The Energy Transition and Net-Zero Regulation
The Canadian Net-Zero Emissions Accountability Act, SC 2021, c 22, establishes a framework for Canada to achieve net-zero greenhouse gas emissions by 2050. The Act requires the Minister of Environment and Climate Change to set national emissions reduction targets for 2030, 2035, 2040, and 2045, and to develop emissions reduction plans, progress reports, and assessment reports. The Act also establishes the Net-Zero Advisory Body to provide independent advice to the Minister on achieving emissions reduction targets.
The energy transition has profound implications for Canadian energy law. The federal government’s 2030 Emissions Reduction Plan envisions a decarbonized electricity grid by 2035, supported by the Clean Electricity Regulations (proposed) and investments in interprovincial transmission infrastructure. The Clean Fuel Regulations, SOR/2022-153, impose increasingly stringent carbon intensity requirements on liquid fossil fuels, while the Zero-Emission Vehicle Mandate requires increasing proportions of new light-duty vehicle sales to be zero-emission.
Indigenous communities are increasingly asserting their rights in the energy transition, seeking equity ownership in renewable energy projects and challenging fossil fuel infrastructure through litigation and consultation processes.
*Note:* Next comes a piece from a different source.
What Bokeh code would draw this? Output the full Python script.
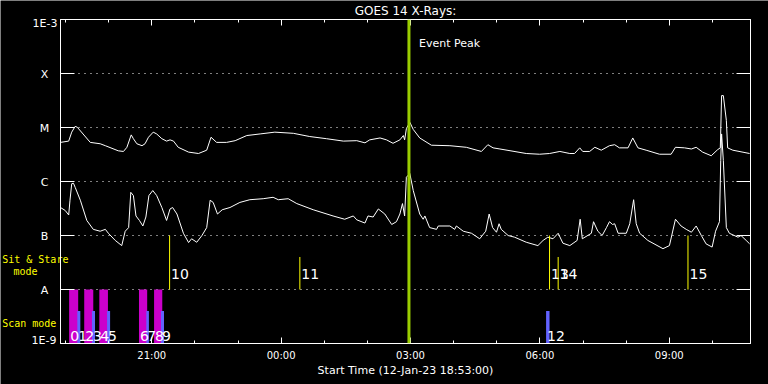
import numpy as np
from bokeh.plotting import figure
from bokeh.models import (Range1d, LinearAxis, LogAxis, FixedTicker, Span, Label,
                          ColumnDataSource, Grid, BasicTickFormatter)
from bokeh.core.properties import value
from bokeh.embed import file_html
from bokeh.resources import INLINE

# ---------------- data ----------------
START_HOUR = 18 + 53 / 60          # 12-Jan-23 18:53:00
SPAN_HOURS = 16.0

# GOES 14 long channel (1-8 A): hours since start, flux (W/m^2)
long_t = [0.00, 0.19, 0.26, 0.34, 0.39, 0.69, 0.92, 1.04, 1.34, 1.46, 1.54, 1.64, 1.69, 1.77,
          1.89, 1.96, 2.04, 2.15, 2.23, 2.35, 2.46, 2.54, 2.62, 2.73, 2.97, 3.20, 3.39, 3.49,
          3.62, 3.85, 4.05, 4.32, 4.63, 4.97, 5.40, 5.78, 6.17, 6.56, 6.87, 7.06, 7.17, 7.41,
          7.56, 7.71, 7.87, 7.95, 7.98, 8.02, 8.10, 8.18, 8.33, 8.60, 9.03, 9.41, 9.76, 9.91,
          10.03, 10.19, 10.80, 11.11, 11.34, 11.58, 11.81, 11.92, 12.04, 12.11, 12.27, 12.39,
          12.54, 12.73, 12.85, 12.96, 13.16, 13.27, 13.39, 13.58, 13.89, 14.16, 14.26, 14.47,
          14.63, 14.74, 14.89, 15.09, 15.24, 15.30, 15.33, 15.37, 15.44, 15.47, 15.59, 15.98]
long_flux = [5.3e-6, 5.6e-6, 8.2e-6, 1.05e-5, 1.01e-5, 5.3e-6, 5.0e-6, 4.6e-6, 3.7e-6, 3.6e-6,
             4.3e-6, 7.3e-6, 6.2e-6, 5.0e-6, 4.6e-6, 5.0e-6, 6.6e-6, 8.2e-6, 7.6e-6, 6.2e-6,
             5.6e-6, 5.9e-6, 5.6e-6, 4.3e-6, 3.5e-6, 3.3e-6, 3.8e-6, 6.6e-6, 5.3e-6, 5.3e-6,
             5.7e-6, 7.1e-6, 7.6e-6, 8.2e-6, 7.8e-6, 6.8e-6, 6.2e-6, 5.6e-6, 5.7e-6, 5.2e-6,
             5.9e-6, 6.4e-6, 5.9e-6, 5.1e-6, 5.9e-6, 7.1e-6, 5.9e-6, 9.5e-6, 1.25e-5, 9.2e-6,
             6.4e-6, 4.7e-6, 4.6e-6, 4.3e-6, 3.6e-6, 4.8e-6, 4.2e-6, 4.0e-6, 3.3e-6, 3.2e-6,
             3.3e-6, 3.6e-6, 3.3e-6, 3.3e-6, 4.2e-6, 3.6e-6, 3.6e-6, 4.3e-6, 3.8e-6, 4.6e-6,
             4.8e-6, 4.2e-6, 4.2e-6, 6.4e-6, 4.2e-6, 3.8e-6, 3.2e-6, 3.2e-6, 4.3e-6, 4.2e-6,
             4.0e-6, 4.3e-6, 3.5e-6, 3.0e-6, 3.9e-6, 4.2e-6, 3.9e-5, 3.9e-5, 1.35e-5, 4.2e-6,
             3.8e-6, 3.3e-6]

# GOES 14 short channel (0.5-4 A)
short_t = [0.00, 0.11, 0.19, 0.22, 0.26, 0.30, 0.34, 0.46, 0.61, 0.76, 0.92, 1.04, 1.11, 1.27,
           1.42, 1.50, 1.58, 1.63, 1.69, 1.75, 1.83, 1.91, 1.98, 2.05, 2.14, 2.23, 2.35, 2.46,
           2.54, 2.60, 2.70, 2.85, 2.97, 3.04, 3.16, 3.28, 3.39, 3.47, 3.54, 3.64, 3.75, 3.93,
           4.16, 4.39, 4.70, 4.93, 5.05, 5.28, 5.48, 5.86, 6.32, 6.59, 6.79, 6.87, 7.06, 7.13,
           7.25, 7.37, 7.52, 7.68, 7.79, 7.87, 7.93, 7.98, 8.02, 8.10, 8.18, 8.33, 8.41, 8.45,
           8.56, 8.72, 8.76, 9.03, 9.14, 9.18, 9.34, 9.53, 9.72, 9.86, 9.94, 10.02, 10.11, 10.17,
           10.22, 10.38, 10.53, 10.80, 11.07, 11.19, 11.30, 11.42, 11.54, 11.65, 11.81, 11.98,
           12.05, 12.10, 12.31, 12.36, 12.46, 12.56, 12.66, 12.73, 12.80, 12.85, 12.93, 13.12,
           13.20, 13.29, 13.35, 13.43, 13.62, 13.97, 14.12, 14.26, 14.39, 14.51, 14.63, 14.74,
           14.86, 14.97, 15.11, 15.19, 15.28, 15.31, 15.33, 15.37, 15.44, 15.51, 15.71, 15.78,
           15.90, 15.98]
short_flux = [3.3e-7, 2.9e-7, 2.4e-7, 4.5e-7, 9.1e-7, 9.3e-7, 7.8e-7, 4.5e-7, 1.9e-7, 1.3e-7,
              1.2e-7, 1.3e-7, 1.1e-7, 8.1e-8, 6.5e-8, 1.2e-7, 1.4e-7, 6.3e-7, 5.5e-7, 2.3e-7,
              1.9e-7, 1.5e-7, 2.2e-7, 5.5e-7, 6.8e-7, 5.5e-7, 3.3e-7, 1.9e-7, 3.1e-7, 3.3e-7,
              2.5e-7, 1.1e-7, 7.4e-8, 8.7e-8, 7.5e-8, 1.0e-7, 1.4e-7, 4.5e-7, 4.1e-7, 2.5e-7,
              3.0e-7, 3.3e-7, 4.1e-7, 4.6e-7, 4.8e-7, 5.1e-7, 4.6e-7, 4.8e-7, 3.9e-7, 3.0e-7,
              2.3e-7, 2.0e-7, 2.3e-7, 1.95e-7, 1.7e-7, 2.3e-7, 2.2e-7, 3.1e-7, 2.5e-7, 1.6e-7,
              1.8e-7, 2.5e-7, 3.9e-7, 2.3e-7, 1.2e-6, 1.4e-6, 6.8e-7, 2.5e-7, 2.0e-7, 2.3e-7,
              1.4e-7, 1.3e-7, 1.5e-7, 1.5e-7, 1.3e-7, 1.5e-7, 1.2e-7, 1.1e-7, 8.7e-8, 1.2e-7,
              2.5e-7, 1.4e-7, 1.15e-7, 1.65e-7, 1.3e-7, 1.0e-7, 9.3e-8, 7.5e-8, 6.5e-8, 8.1e-8,
              9.3e-8, 8.7e-8, 1.1e-7, 7.2e-8, 6.5e-8, 8.1e-8, 2.0e-7, 8.7e-8, 1.1e-7, 1.8e-7,
              1.2e-7, 1.0e-7, 1.4e-7, 1.8e-7, 1.6e-7, 1.65e-7, 1.1e-7, 1.1e-7, 1.65e-7, 4.6e-7,
              1.65e-7, 1.1e-7, 8.1e-8, 5.7e-8, 6.5e-8, 2.0e-7, 1.5e-7, 1.3e-7, 1.15e-7, 1.5e-7,
              1.0e-7, 7.0e-8, 6.1e-8, 1.2e-7, 1.8e-7, 2.45e-6, 7.6e-6, 2.45e-6, 1.4e-7, 1.1e-7,
              9.3e-8, 1.0e-7, 8.1e-8, 7.0e-8]

goes_levels = [1e-9, 1e-8, 1e-7, 1e-6, 1e-5, 1e-4, 1e-3]
goes_level_labels = ["1E-9", "A", "B", "C", "M", "X", "1E-3"]

time_tick_hours = [21, 24, 27, 30, 33]
time_tick_labels = ["21:00", "00:00", "03:00", "06:00", "09:00"]
time_minor_hours = list(range(19, 35))

event_peak_t = 8.08

# Scan-mode observations (hours since start)
scan_ids = ["0", "1", "2", "3", "4", "5", "6", "7", "8", "9", "12"]
scan_start = [0.20, 0.39, 0.55, 0.73, 0.90, 1.08, 1.82, 1.99, 2.17, 2.33, 11.26]
scan_end = [0.41, 0.46, 0.76, 0.80, 1.10, 1.15, 2.01, 2.05, 2.36, 2.40, 11.34]
scan_kind = ["long", "short", "long", "short", "long", "short", "long", "short", "long",
             "short", "short"]

# Sit & stare observations
ss_ids = ["10", "11", "13", "14", "15"]
ss_t = [2.53, 5.55, 11.34, 11.54, 14.55]
ss_top = [1e-7, 4e-8, 1e-7, 4e-8, 1e-7]

# ---------------- layout constants ----------------
W, H = 768, 384
BL, BR, BT, BB = 60, 18, 19, 41          # frame borders (px)
X0 = START_HOUR
Y_LO, Y_HI = 1e-9, 1e-3
FONT = "DejaVu Sans"
MONO = "DejaVu Sans Mono"

# ---------------- main figure ----------------
p = figure(width=W, height=H, output_backend="svg", toolbar_location=None,
           x_range=Range1d(X0, X0 + SPAN_HOURS), y_range=Range1d(Y_LO, Y_HI),
           y_axis_type="log", x_axis_location=None, y_axis_location=None,
           min_border_left=BL, min_border_right=BR, min_border_top=BT, min_border_bottom=BB,
           background_fill_alpha=0, border_fill_alpha=0,
           outline_line_color="white", outline_line_width=1)
p.styles = {"position": "absolute", "left": "0px", "top": "0px"}
p.center = [c for c in p.center if not isinstance(c, Grid)]


def style_time_axis(ax, labels):
    ax.ticker = FixedTicker(ticks=time_tick_hours, minor_ticks=time_minor_hours)
    ax.axis_line_color = "white"
    ax.major_tick_line_color = "white"
    ax.minor_tick_line_color = "white"
    ax.major_tick_in = 6
    ax.major_tick_out = 0
    ax.minor_tick_in = 3
    ax.minor_tick_out = 0
    ax.major_label_text_font = FONT
    if labels:
        ax.major_label_overrides = {h: l for h, l in zip(time_tick_hours, time_tick_labels)}
        ax.major_label_text_font_size = "10px"
        ax.major_label_text_color = "white"
        ax.major_label_standoff = 6
    else:
        ax.major_label_text_font_size = "1px"
        ax.major_label_text_color = None
        ax.major_label_standoff = 0


xb = LinearAxis()
style_time_axis(xb, True)
xb.axis_label = "Start Time (12-Jan-23 18:53:00)"
xb.axis_label_text_font = FONT
xb.axis_label_text_font_size = "11px"
xb.axis_label_text_font_style = "normal"
xb.axis_label_text_color = "white"
xb.axis_label_standoff = 0
p.add_layout(xb, "below")

xt = LinearAxis()
style_time_axis(xt, False)
p.add_layout(xt, "above")

for side in ("left", "right"):
    ya = LogAxis(ticker=FixedTicker(ticks=goes_levels), formatter=BasicTickFormatter())
    ya.axis_line_color = "white"
    ya.major_tick_line_color = "white"
    ya.major_tick_in = 14
    ya.major_tick_out = 0
    ya.minor_tick_in = 0
    ya.minor_tick_out = 0
    ya.major_label_text_font_size = "1px"
    ya.major_label_text_color = None
    ya.major_label_standoff = 0
    p.add_layout(ya, side)

p.add_layout(Grid(dimension=1, ticker=FixedTicker(ticks=goes_levels[1:-1]),
                  grid_line_color="white", grid_line_dash="1 5", grid_line_width=1))

# curves
p.line(X0 + np.array(long_t), long_flux, line_color="white", line_width=1)
p.line(X0 + np.array(short_t), short_flux, line_color="white", line_width=1)

# scan mode bars
kind_top = {"long": 1e-8, "short": 4e-9}
kind_color = {"long": "#cc00cc", "short": "#6262ff"}
for k in ("long", "short"):
    idx = [i for i, kk in enumerate(scan_kind) if kk == k]
    p.quad(left=[X0 + scan_start[i] for i in idx], right=[X0 + scan_end[i] for i in idx],
           bottom=Y_LO, top=[kind_top[k]] * len(idx),
           fill_color=kind_color[k], line_color=None)
p.text(x=X0 + np.array(scan_start), y=[Y_LO] * len(scan_ids), text=scan_ids,
       x_offset=1, y_offset=-3, text_color="white", text_font=value(FONT),
       text_font_size="14px", text_baseline="bottom", text_align="left")

# sit & stare lines
ss_x = X0 + np.array(ss_t)
p.segment(x0=ss_x, y0=[1e-8] * len(ss_t), x1=ss_x, y1=ss_top, line_color="#ffff00",
          line_width=1)
p.text(x=ss_x, y=[1e-8] * len(ss_t), text=ss_ids, x_offset=1.5, y_offset=-11,
       text_color="white", text_font=value(FONT), text_font_size="14px",
       text_baseline="bottom", text_align="left")

# event peak
p.add_layout(Span(location=X0 + event_peak_t, dimension="height", line_color="#9acd00",
                  line_width=3))
p.add_layout(Label(x=X0 + event_peak_t, y=Y_HI, x_offset=10, y_offset=-23.5, text="Event Peak",
                   text_color="white", text_font=FONT, text_font_size="11px",
                   text_baseline="middle", text_align="left"))

# ---------------- background figure (whole canvas is its frame) ----------------
# same scales as the main frame, extended over the page borders
px_per_hour = (W - BL - BR) / SPAN_HOURS
dec_per_px = (np.log10(Y_HI) - np.log10(Y_LO)) / (H - BT - BB)
bg = figure(width=W, height=H, output_backend="svg", toolbar_location=None,
            x_range=Range1d(X0 - BL / px_per_hour, X0 + SPAN_HOURS + BR / px_per_hour),
            y_range=Range1d(10 ** (np.log10(Y_LO) - BB * dec_per_px),
                            10 ** (np.log10(Y_HI) + BT * dec_per_px)),
            y_axis_type="log", x_axis_location=None, y_axis_location=None,
            min_border=0, background_fill_color="black", border_fill_color="black",
            outline_line_color=None)
bg.styles = {"position": "absolute", "left": "0px", "top": "0px"}
bg.center = [c for c in bg.center if not isinstance(c, Grid)]

# title
bg.add_layout(Label(x=X0 + SPAN_HOURS / 2, y=Y_HI, y_offset=9, text="GOES 14 X-Rays:",
                    text_color="white", text_font=FONT, text_font_size="12px",
                    text_baseline="middle", text_align="center"))

# y level labels
for lev, lab in zip(goes_levels, goes_level_labels):
    if lab == "1E-3":
        lbl = Label(x=X0, y=lev, x_offset=-3, y_offset=-4, text=lab, text_align="right")
    elif lab == "1E-9":
        lbl = Label(x=X0, y=lev, x_offset=-4, y_offset=3, text=lab, text_align="right")
    else:
        lbl = Label(x=X0, y=lev, x_offset=-16, y_offset=-1, text=lab, text_align="center")
    lbl.text_color = "white"
    lbl.text_font = FONT
    lbl.text_font_size = "11px"
    lbl.text_baseline = "middle"
    bg.add_layout(lbl)

# mode labels
for txt, xo, yo in (("Sit & Stare", -58.3, 30), ("mode", -47, 18), ("Scan mode", -58.3, -34.3)):
    bg.add_layout(Label(x=X0, y=1e-8, x_offset=xo, y_offset=yo, text=txt, text_color="#ffff00",
                        text_font=MONO, text_font_size="10px", text_baseline="middle",
                        text_align="left"))

open("out.html", "w").write(file_html([bg, p], INLINE))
The United Nations Declaration on the Rights of Indigenous Peoples (UNDRIP) has been adopted into Canadian law through the United Nations Declaration on the Rights of Indigenous Peoples Act, SC 2021, c 14, which requires the government to take measures to ensure Canadian laws are consistent with the Declaration, including in the energy sector.
The transition also raises complex regulatory questions regarding stranded assets, just transition for workers and communities dependent on fossil fuel industries, and the legal framework for emerging technologies including small modular nuclear reactors, hydrogen production and transport, and carbon capture, utilization, and storage (CCUS).